DATA PROVIDED
———

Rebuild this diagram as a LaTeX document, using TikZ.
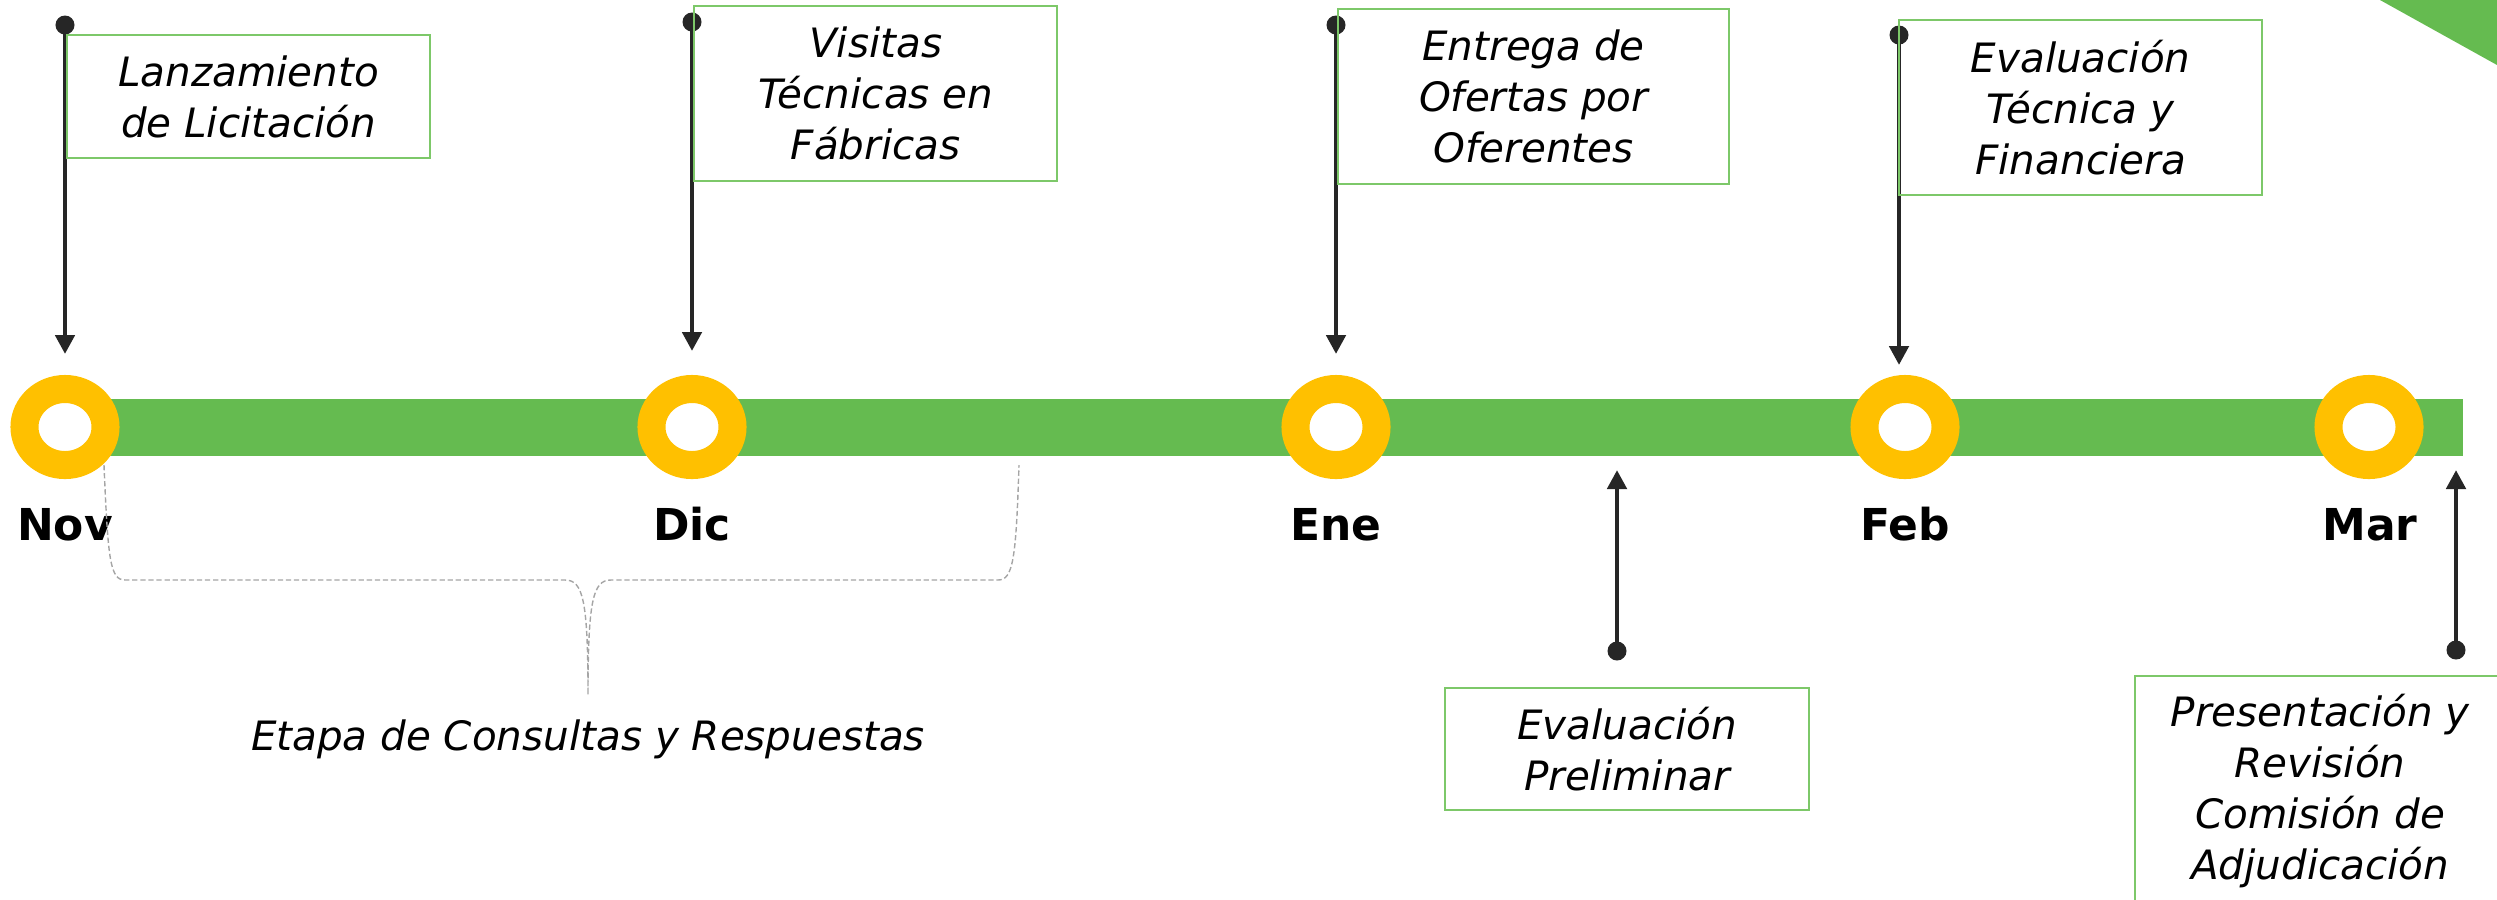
\documentclass[tikz,border=0pt]{standalone}
\usepackage{fontspec}
\setmainfont{DejaVu Sans}
\usetikzlibrary{arrows.meta,shapes.geometric}
\definecolor{bargreen}{RGB}{101,187,80}
\definecolor{ringyellow}{RGB}{255,192,0}
\definecolor{pingray}{RGB}{38,38,38}
\definecolor{boxgreen}{RGB}{125,200,105}
\definecolor{bracegray}{RGB}{165,165,165}

\begin{document}
\begin{tikzpicture}[x=0.01cm,y=-0.01cm,
  ring/.style={ellipse,draw=ringyellow,line width=0.28cm,fill=white,
    minimum width=0.81cm,minimum height=0.76cm,inner sep=0pt},
  month/.style={anchor=base,font=\bfseries\fontsize{12.5}{15}\selectfont},
  pindot/.style={circle,fill=pingray,minimum size=0.19cm,inner sep=0pt},
  pin/.style={pingray,line width=0.047cm,-{Triangle[width=0.19cm,length=0.19cm]}},
  flag/.style={draw=boxgreen,line width=0.02cm,align=center,inner sep=0pt,
    font=\itshape\fontsize{11.5}{14.5}\selectfont},
  brace/.style={bracegray,line width=0.4pt,dash pattern=on 1.5pt off 0.8pt}]
\useasboundingbox (0,0) rectangle (2497,899);
\clip (0,0) rectangle (2497,899);

%%% corner mark and the time line
\fill[bargreen] (2380,0) -- (2497,0) -- (2497,65) -- cycle;
\fill[bargreen] (65,399) rectangle (2463,456);

%%% the months
\node[ring] (nov) at (65,427) {};
\node[ring] (dic) at (692,427) {};
\node[ring] (ene) at (1336,427) {};
\node[ring] (feb) at (1905,427) {};
\node[ring] (mar) at (2369,427) {};
\node[month] (novlbl) at (65,540) {Nov};
\node[month] (diclbl) at (692,540) {Dic};
\node[month] (enelbl) at (1336,540) {Ene};
\node[month] (feblbl) at (1905,540) {Feb};
\node[month] (marlbl) at (2370,540) {Mar};

%%% pins from above
\node[pindot] (novdot) at (65,25) {};
\node[pindot] (dicdot) at (692,22) {};
\node[pindot] (enedot) at (1336,25) {};
\node[pindot] (febdot) at (1899,35) {};
\coordinate (novtip) at (65,354);
\coordinate (dictip) at (692,351);
\coordinate (enetip) at (1336,354);
\coordinate (febtip) at (1899,365);
\draw[pin] (novdot.center) -- (novtip);
\draw[pin] (dicdot.center) -- (dictip);
\draw[pin] (enedot.center) -- (enetip);
\draw[pin] (febdot.center) -- (febtip);

%%% pins from below
\node[pindot] (predot) at (1617,651) {};
\node[pindot] (comdot) at (2456,650) {};
\coordinate (pretip) at (1617,470);
\coordinate (comtip) at (2456,470);
\draw[pin] (predot.center) -- (pretip);
\draw[pin] (comdot.center) -- (comtip);

%%% the flags
\node[flag,anchor=north west,minimum width=3.63cm,minimum height=1.23cm]
  (novbox) at (66,34) {Lanzamiento\\de Licitación};
\node[flag,anchor=north west,minimum width=3.63cm,minimum height=1.75cm]
  (dicbox) at (693,5) {Visitas\\Técnicas en\\Fábricas};
\node[flag,anchor=north west,minimum width=3.91cm,minimum height=1.75cm]
  (enebox) at (1337,8) {Entrega de\\Ofertas por\\Oferentes};
\node[flag,anchor=north west,minimum width=3.63cm,minimum height=1.75cm]
  (febbox) at (1898,19) {Evaluación\\Técnica y\\Financiera};
\node[flag,anchor=north west,minimum width=3.64cm,minimum height=1.22cm]
  (prebox) at (1444,687) {Evaluación\\Preliminar};
\node[flag,anchor=north west,minimum width=3.70cm,minimum height=2.30cm]
  (combox) at (2134,675) {Presentación y\\Revisión\\Comisión de\\Adjudicación};

%%% the brace
\coordinate (bracetip) at (588,695);
\draw[brace] (104,465) .. controls (108,560) and (110,580) .. (125,580) -- (565,580)
  .. controls (583,580) and (588,600) .. (bracetip)
  .. controls (588,600) and (593,580) .. (611,580) -- (998,580)
  .. controls (1013,580) and (1016,560) .. (1019,465);
\node[anchor=base,font=\itshape\fontsize{11.5}{14.5}\selectfont] (etapa) at (588,750)
  {Etapa de Consultas y Respuestas};
\end{tikzpicture}
\end{document}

———

PROBLEM TO SOLVE
Send back the data above word for word, with the pictures left out.

THE ANSWER
Rebuild this diagram as a LaTeX document, using TikZ.
\documentclass[tikz,border=0pt]{standalone}
\usepackage{fontspec}
\setmainfont{DejaVu Sans}
\usetikzlibrary{arrows.meta,shapes.geometric}
\definecolor{bargreen}{RGB}{101,187,80}
\definecolor{ringyellow}{RGB}{255,192,0}
\definecolor{pingray}{RGB}{38,38,38}
\definecolor{boxgreen}{RGB}{125,200,105}
\definecolor{bracegray}{RGB}{165,165,165}

\begin{document}
\begin{tikzpicture}[x=0.01cm,y=-0.01cm,
  ring/.style={ellipse,draw=ringyellow,line width=0.28cm,fill=white,
    minimum width=0.81cm,minimum height=0.76cm,inner sep=0pt},
  month/.style={anchor=base,font=\bfseries\fontsize{12.5}{15}\selectfont},
  pindot/.style={circle,fill=pingray,minimum size=0.19cm,inner sep=0pt},
  pin/.style={pingray,line width=0.047cm,-{Triangle[width=0.19cm,length=0.19cm]}},
  flag/.style={draw=boxgreen,line width=0.02cm,align=center,inner sep=0pt,
    font=\itshape\fontsize{11.5}{14.5}\selectfont},
  brace/.style={bracegray,line width=0.4pt,dash pattern=on 1.5pt off 0.8pt}]
\useasboundingbox (0,0) rectangle (2497,899);
\clip (0,0) rectangle (2497,899);

%%% corner mark and the time line
\fill[bargreen] (2380,0) -- (2497,0) -- (2497,65) -- cycle;
\fill[bargreen] (65,399) rectangle (2463,456);

%%% the months
\node[ring] (nov) at (65,427) {};
\node[ring] (dic) at (692,427) {};
\node[ring] (ene) at (1336,427) {};
\node[ring] (feb) at (1905,427) {};
\node[ring] (mar) at (2369,427) {};
\node[month] (novlbl) at (65,540) {Nov};
\node[month] (diclbl) at (692,540) {Dic};
\node[month] (enelbl) at (1336,540) {Ene};
\node[month] (feblbl) at (1905,540) {Feb};
\node[month] (marlbl) at (2370,540) {Mar};

%%% pins from above
\node[pindot] (novdot) at (65,25) {};
\node[pindot] (dicdot) at (692,22) {};
\node[pindot] (enedot) at (1336,25) {};
\node[pindot] (febdot) at (1899,35) {};
\coordinate (novtip) at (65,354);
\coordinate (dictip) at (692,351);
\coordinate (enetip) at (1336,354);
\coordinate (febtip) at (1899,365);
\draw[pin] (novdot.center) -- (novtip);
\draw[pin] (dicdot.center) -- (dictip);
\draw[pin] (enedot.center) -- (enetip);
\draw[pin] (febdot.center) -- (febtip);

%%% pins from below
\node[pindot] (predot) at (1617,651) {};
\node[pindot] (comdot) at (2456,650) {};
\coordinate (pretip) at (1617,470);
\coordinate (comtip) at (2456,470);
\draw[pin] (predot.center) -- (pretip);
\draw[pin] (comdot.center) -- (comtip);

%%% the flags
\node[flag,anchor=north west,minimum width=3.63cm,minimum height=1.23cm]
  (novbox) at (66,34) {Lanzamiento\\de Licitación};
\node[flag,anchor=north west,minimum width=3.63cm,minimum height=1.75cm]
  (dicbox) at (693,5) {Visitas\\Técnicas en\\Fábricas};
\node[flag,anchor=north west,minimum width=3.91cm,minimum height=1.75cm]
  (enebox) at (1337,8) {Entrega de\\Ofertas por\\Oferentes};
\node[flag,anchor=north west,minimum width=3.63cm,minimum height=1.75cm]
  (febbox) at (1898,19) {Evaluación\\Técnica y\\Financiera};
\node[flag,anchor=north west,minimum width=3.64cm,minimum height=1.22cm]
  (prebox) at (1444,687) {Evaluación\\Preliminar};
\node[flag,anchor=north west,minimum width=3.70cm,minimum height=2.30cm]
  (combox) at (2134,675) {Presentación y\\Revisión\\Comisión de\\Adjudicación};

%%% the brace
\coordinate (bracetip) at (588,695);
\draw[brace] (104,465) .. controls (108,560) and (110,580) .. (125,580) -- (565,580)
  .. controls (583,580) and (588,600) .. (bracetip)
  .. controls (588,600) and (593,580) .. (611,580) -- (998,580)
  .. controls (1013,580) and (1016,560) .. (1019,465);
\node[anchor=base,font=\itshape\fontsize{11.5}{14.5}\selectfont] (etapa) at (588,750)
  {Etapa de Consultas y Respuestas};
\end{tikzpicture}
\end{document}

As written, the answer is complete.